The effort moved forward rapidly after the Oregon Legislature earlier this year approved $26 million to fund a major part of the cost.
The rail shipping center is seen by county and city officials as an economic game-changer and is expected to generate more than 125 jobs. At the rail shipping center, farm products are trucked in and loaded onto trains that can make a run to the East Coast in days. Each train holds several hundred truckloads of goods, lowering freight costs and speeding delivery.
A similar shipping center operates in Wallulah, Wash., where a two-mile circular track flows in and out of warehouses.
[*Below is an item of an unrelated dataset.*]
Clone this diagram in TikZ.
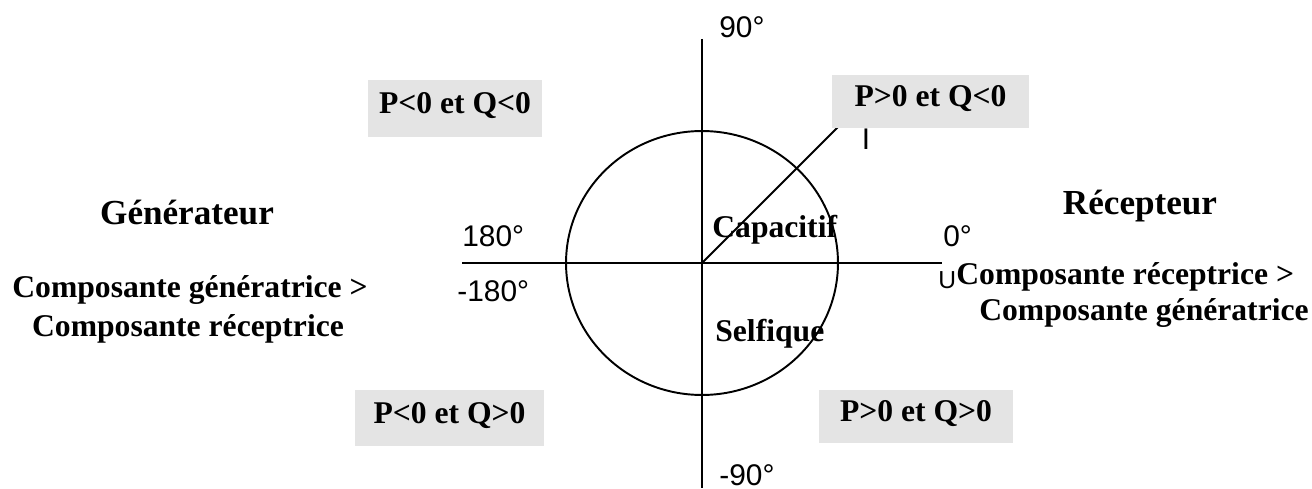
\documentclass[tikz,border=0pt]{standalone}
\usepackage{fontspec}
\setmainfont{Liberation Serif}
\setsansfont{Liberation Sans}
\usetikzlibrary{positioning}
\definecolor{quadgray}{gray}{0.895}

\begin{document}
\begin{tikzpicture}[x=0.02cm, y=-0.02cm,
    quad/.style={fill=quadgray, minimum height=1.1cm, inner sep=0pt,
                 font=\fontsize{18}{22}\selectfont\bfseries,
                 text height=0.42cm, text depth=0.2cm},
    side/.style={inner sep=0pt, anchor=base, font=\fontsize{18}{22}\selectfont\bfseries},
    title/.style={side, font=\fontsize{20}{24}\selectfont\bfseries},
    zone/.style={side, anchor=base west},
    deg/.style={inner sep=0pt, anchor=base west, font=\fontsize{17}{20}\sffamily},
    axe/.style={line width=1.1pt}
  ]
  \useasboundingbox (0,0) rectangle (1312,489);

  % axes et cercle
  \coordinate (O) at (702,263);
  \coordinate (W) at (462,263);
  \coordinate (E) at (942,263);
  \coordinate (N) at (702,39);
  \coordinate (S) at (702,488);
  \coordinate (Itip) at (840,125);
  \draw[axe] (W) -- (E);
  \draw[axe] (N) -- (S);
  \draw[axe] (O) ellipse [x radius=2.72cm, y radius=2.64cm];
  \draw[axe] (O) -- (Itip);

  % quadrants
  \node[quad, minimum width=3.48cm, minimum height=1.14cm] (pnqn) at (455,108.5) {P<0 et Q<0};
  \node[quad, minimum width=3.94cm, minimum height=1.06cm] (ppqn) at (930.5,101.5) {P>0 et Q<0};
  \node[quad, minimum width=3.78cm, minimum height=1.12cm] (pnqp) at (449.5,418) {P<0 et Q>0};
  \node[quad, minimum width=3.88cm, minimum height=1.06cm] (ppqp) at (916,416.5) {P>0 et Q>0};

  % angles
  \node[deg] (d90) at (719,38) {90°};
  \node[deg] (d180) at (462,247) {180°};
  \node[deg] (d0) at (943,247) {0°};
  \node[deg] (dm180) at (457,302) {-180°};
  \node[deg] (dm90) at (719,485) {-90°};
  \node[deg, font=\fontsize{14}{16}\sffamily] (u) at (938,289) {U};
  \node[deg, anchor=base] (i) at (866,150) {I};

  % zones
  \node[zone] (capa) at (712,238) {Capacitif};
  \node[zone] (self) at (715,342) {Selfique};

  % gauche
  \node[title] (gen) at (187,225) {Générateur};
  \node[side] (gl1) at (190,298) {Composante génératrice >};
  \node[side] (gl2) at (188,337) {Composante réceptrice};

  % droite
  \node[title] (rec) at (1140,215) {Récepteur};
  \node[zone] (rl1) at (956,285) {Composante réceptrice >};
  \node[side] (rl2) at (1144,321) {Composante génératrice};
\end{tikzpicture}
\end{document}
The Nyssa site is bounded by Columbia Avenue to the south, Gem Avenue to the north and Arcadia Avenue to the west. The northern parcel is farmland, separated by two other parcels by a defunct cement plant.
Nyssa City Manager Jim Maret said he is excited about the news.
“Its huge if we get it,” Maret said. “It is probably the biggest thing to hit Nyssa in 20 years. It will put a shot back into the arm of Nyssa and we’ve needed it for a long time,” said Maret.
Smith said the development corporation already has the money – $67,000 – to put down on the properties.
Once land deal is concluded, the development corporation must complete an appraisal along with an environmental study.
Meantime, the development corporation must prepare an application for planning money, due to the Oregon Transportation Commission by Dec. 15. That could provide an estimated $1.5 million for preliminary work on the shipping center.